Читаем История частной жизни. Том 4: от Великой французской революции до I Мировой войны полностью

Если же заточение вынужденное, то защита privacy

— это непрерывная борьба. Бороться приходится за все — за время, за личное пространство, за возможность ускользнуть от контроля учителя или тирании со стороны группы; Валлес с восторгом вспоминает «крошечный закуток в углу дортуара, где учителя могут в свое свободное время уединиться, чтобы поработать или помечтать» («Инсургент»). Иногда «узникам» удается завязать дружеские отношения, что позволяет избежать одиночества и помогает совместными усилиями противостоять властному вторжению. Разрабатывается целая тактика, при помощи которой можно обойти строгие правила с их четким временным распорядком, придумываются укромные места, где можно «спрятаться»: темные углы и в особенности туалеты, которые во всех закрытых учреждениях представляли собой «свободную гавань», впрочем, весьма подозрительную с точки зрения начальства. Появляется целая азбука жестов: за спиной учителей передаются записки, создается свой особый язык интернатов и тюрем; эти жесты и слова позже становятся частью интернатской и тюремной субкультуры (см. работы П. О’Брайен). В закрытых учреждениях складываются компании, плетутся заговоры, завязываются разного рода дружбы. Лица противоположного пола–предмет страстных мечтаний или сублимации, поэтому скрытые или явные гомосексуальные отношения здесь не редкость. Все желания в этом мире принуждения чрезвычайно остры. Запретный плод — в данном случае чтение, вкусная еда, ласки — как известно, сладок, до такой степени, что экзальтация подчас доходит до исступления. Конечно, бывает, что необходимость все время подчиняться с течением времени вызывает привыкание и потерю чувствительности. Симона Буфар вспоминает «пенитенциарный холод», охватывающий узника до такой степени, что у него пропадают любые желания и способность их удовлетворить. Эрвин Гоффман проанализировал «потерю автономии», царящую в психиатрических лечебницах и, шире, во всех закрытых учреждениях, и уход несчастного заключенного в себя, что ставит под вопрос его адаптацию к жизни во внешнем мире.
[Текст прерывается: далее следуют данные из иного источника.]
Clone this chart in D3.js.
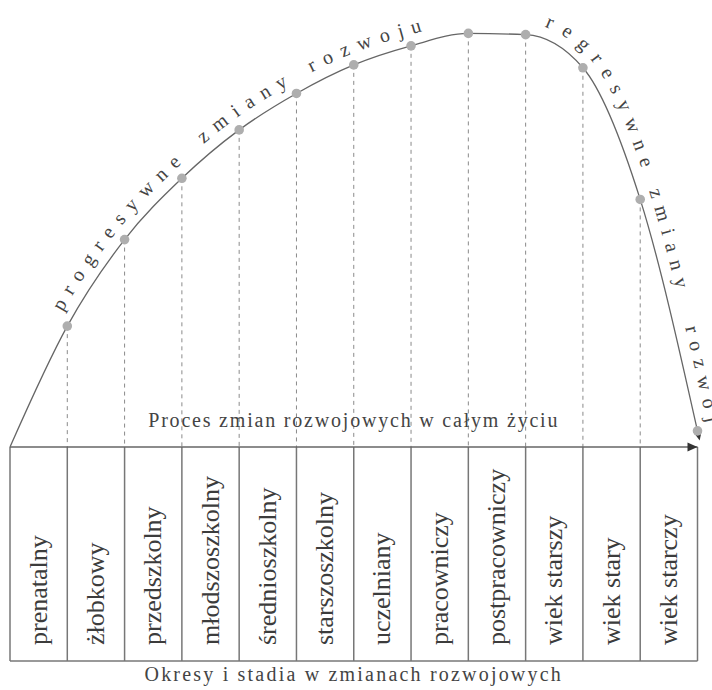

Мы не будем здесь рассматривать аспекты частной жизни тех, кто по каким–то причинам находится в изоляции: об этом мало что известно, так как доступа для наблюдателя и, следовательно, историка к этим сведениям нет. Нюансы все равно невозможно было бы передать. Даже если учащиеся сравнивали свой интернат с тюрьмой — как, например, Бодлер или Валлес, — все же сходство весьма относительно. Различные «тоталитарные» учреждения похожи друг на друга лишь внешне. Следует увидеть все их многообразие и историчность: какие из них наиболее проницаемы для образа частной жизни, принятого во внешнем мире? В случае с отменой телесных наказаний в школах огромную роль сыграло отрицательное отношение родителей к подобной воспитательной мере. А как обстояли дела с перепиской, с разрешением покинуть заведение, со сном и с интимной гигиеной военных или заключенных? Чем более косным был распорядок в закрытых заведениях, тем сильнее было сопротивление индивидов или групп установленным правилам.

К началу 1860-х годов было 50 000 заключенных, 100 000 монахинь, 163 000 учащихся закрытых учебных заведений разного рода, 320 000 изолированных психически больных, около 500 000 военных, а также множество этнических групп со своими правилами частной жизни. О них тоже не следует забывать.

Холостяки

В XIX веке было мало убежденных холостяков, но множество одиночек, особенно среди женщин, овдовевших рано и подолгу живших в статусе вдов. Брачный возраст для представителей обоих полов снижается, но неравномерно. Согласно переписи населения, проведенной в 1851 году, более 51% мужчин являются холостяками, и только 35% женщин не замужем; однако среди тридцатипятилетних мужчин неженатых всего 18%, среди женщин того же возраста не замужем более 20%. Количество неженатых мужчин с возрастом снижается; меньше всего их среди шестидесятипятилетних — всего 7%; доля незамужних женщин никогда не опускается ниже 10%. В конечном счете мужчины вступают в брак чаще, чем женщины, хотя и позже, — жизнь в семье гораздо удобнее и респектабельнее. «Мне во что бы то ни стало нужна семья, — пишет денди Бодлер своей матери 4 декабря 1854 года — это единственная возможность работать и тратить меньше». Шокированный, как и Токвиль, американским стилем супружества, Гюстав де Бомон в письме к брату Ашилю от 25 сентября 1831 года выражает опасение, что это войдет в норму; «Боюсь, как бы мы не пришли к такому положению вещей, когда быть холостяком станет неприлично и только отцы семейств окажутся в безопасности». Этих отцов семейств Пеги[147] шестьдесят лет спустя назовет «героями современного мира».